The United States has no official language. But 29 states have enacted laws or constitutional amendments making English the official language, according to a tally by language policy expert James Crawford. Of those, at least 10 are states in the Southeast, including Alabama, Georgia and the Carolinas.

The threat of ICE arrest deters some sick immigrants from getting tested or seeking help. (Photo: Handout / Reuters)
The threat of ICE arrest deters some sick immigrants from getting tested or seeking help. (Photo: Handout / Reuters)

That rigid, ideological objection to accommodating the existing populations of the states left public officials unprepared to provide crisis information to residents in those communities, said Genesis Castro, a program manager at the Latino Community Fund of Georgia.

“If the governments were already doing the outreach they needed before COVID, if they already did outreach with immigrants in mind, we wouldn’t be where we are,” Castro said by phone.

Some Georgia counties, such as DeKalb and Fulton, have provided adequate information and translation at testing sites, she said, but the state effort is “very decentralized.”

“We need to make sure there is more information available to all community members and provide translation services, whether it’s English to Spanish, Creole, Mandarin or Korean,” said Genny Castillo, a regional director at the nonprofit Southern Economic Advancement Project.

The lack of outreach in Spanish has contributed to huge infection rates in many states. In Durham County, North Carolina, the Hispanic population’s share of overall COVID-19 infections increased from 7% in March to 15% in April to 70% in May before peaking at 75% in June, said Dr. Viviana Martinez-Bianchi, the director for health equity at Duke University’s community health department.

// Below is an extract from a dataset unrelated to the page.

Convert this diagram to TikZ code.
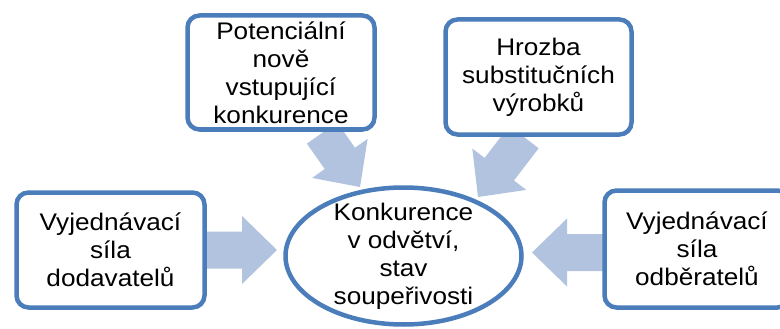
\documentclass[tikz,border=0pt]{standalone}
\usepackage{fontspec}
\setmainfont[FakeStretch=1.09]{Liberation Sans}
\usetikzlibrary{calc,shapes.geometric}
\definecolor{boxblue}{RGB}{74,125,186}
\definecolor{arrowblue}{RGB}{177,195,223}
\tikzset{
  forcebox/.style={draw=boxblue, line width=4.5pt, fill=white, rounded corners=12pt,
    rectangle, align=center, inner sep=0pt, font=\fontsize{24}{28}\selectfont},
  centreell/.style={draw=boxblue, line width=4.5pt, fill=white, ellipse, inner sep=0pt},
  centretext/.style={align=center, inner sep=0pt, font=\fontsize{24}{28}\selectfont},
  arrowfill/.style={fill=arrowblue}
}
\newcommand\blockarr[2]{%
  \coordinate (#1-#2-m) at ($(#2)!35pt!(#1)$);
  \fill[arrowfill] ($(#1)!18.5pt!-90:(#2)$) -- ($(#1-#2-m)!18.5pt!-90:(#2)$)
    -- ($(#1-#2-m)!34pt!-90:(#2)$) -- (#2) -- ($(#1-#2-m)!34pt!90:(#2)$)
    -- ($(#1-#2-m)!18.5pt!90:(#2)$) -- ($(#1)!18.5pt!90:(#2)$) -- cycle;}
\begin{document}
\begin{tikzpicture}[x=1pt,y=-1pt]
\useasboundingbox (0,0) rectangle (780,329);
% arrow end points
\coordinate (tls) at (322,133);
\coordinate (tle) at (360,187);
\coordinate (trs) at (524,137);
\coordinate (tre) at (478,197);
\coordinate (lbs) at (200,250);
\coordinate (lbe) at (277,250);
\coordinate (rbs) at (610,252.5);
\coordinate (rbe) at (532,252.5);
% arrows (behind the shapes)
\blockarr{tls}{tle}
\blockarr{trs}{tre}
\blockarr{lbs}{lbe}
\blockarr{rbs}{rbe}
% shapes
\node[forcebox, minimum width=187pt, minimum height=114pt] (tl) at (281,72.5)
  {Potenciální\\nově\\vstupující\\konkurence};
\node[forcebox, minimum width=186pt, minimum height=115pt] (tr) at (538.5,77)
  {Hrozba\\substitučních\\výrobků};
\node[forcebox, minimum width=188pt, minimum height=115pt] (lb) at (110.5,250)
  {Vyjednávací\\síla\\dodavatelů};
\node[forcebox, minimum width=185pt, minimum height=117pt] (rb) at (697,249)
  {Vyjednávací\\síla\\odběratelů};
\node[centreell, minimum width=236pt, minimum height=137pt] (ell) at (403.5,256) {};
\node[centretext] (ellt) at (ell.center) {Konkurence\\v odvětví,\\stav\\soupeřivosti};
\end{tikzpicture}
\end{document}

Those figures demonstrated a disastrous cycle, she said. Latinos working essential jobs faced greater exposure to the virus early on, then came home to households where children, grandparents and cousins may live under one roof. In mixed-status households, where some family members fear any interaction with law enforcement could risk arrest and deportation, going to a testing site where a local sheriff was directing traffic or seeking help at a hospital seemed like a threat. That not only hastened the virus’s spread, but caused in many cases deadly delays in treatment.

“People are still arriving too late, when the disease is too advanced,” Martinez-Bianchi said.

People are still arriving too late, when the disease is too advanced. Dr. Viviana Martinez-Bianchi, Duke University

Public service announcements that allayed those concerns and communicated what to do in plain, spoken Spanish could dispel those rumors and make clear that immigration status would not be checked at testing sites or hospitals.

Not Just Spanish

Cruz said the risk of ICE arrest remains one of the most commonly asked questions she gets on the hotline. She’s done her best to ease those worries. But there are more troubling problems.

In some places where written Spanish information is provided, the language is too complex and requires a baseline understanding of health science to make sense to the average reader. Many immigrants from Central and South America who have called the hotline, speak indigenous dialects as their primary language, and cannot read or communicate easily in Spanish or English.

The lack of Spanish speakers at testing sites also leaves advocates like her in the awkward position of trying to translate by phone when they get to the appointments she helped them set up. That was the case with the man who walked 20 miles to get to a testing site. He kept her on the line to translate the entire interaction.

It’s a heavy burden for volunteer hotline operators and organizations whose budgets are already stretched thin providing services amid an economic depression.

Cruz’s group, the ACIJ, has spent its entire $50,000 emergency fund ― normally reserved for helping families separated by ICE raids ― on food and emergency financial aid to those in need. She said it expects the fund to be depleted this week. The group is now holding fundraisers and applying for grants.

“I tear up sometimes,” she said. “The whole experience has been very humbling.”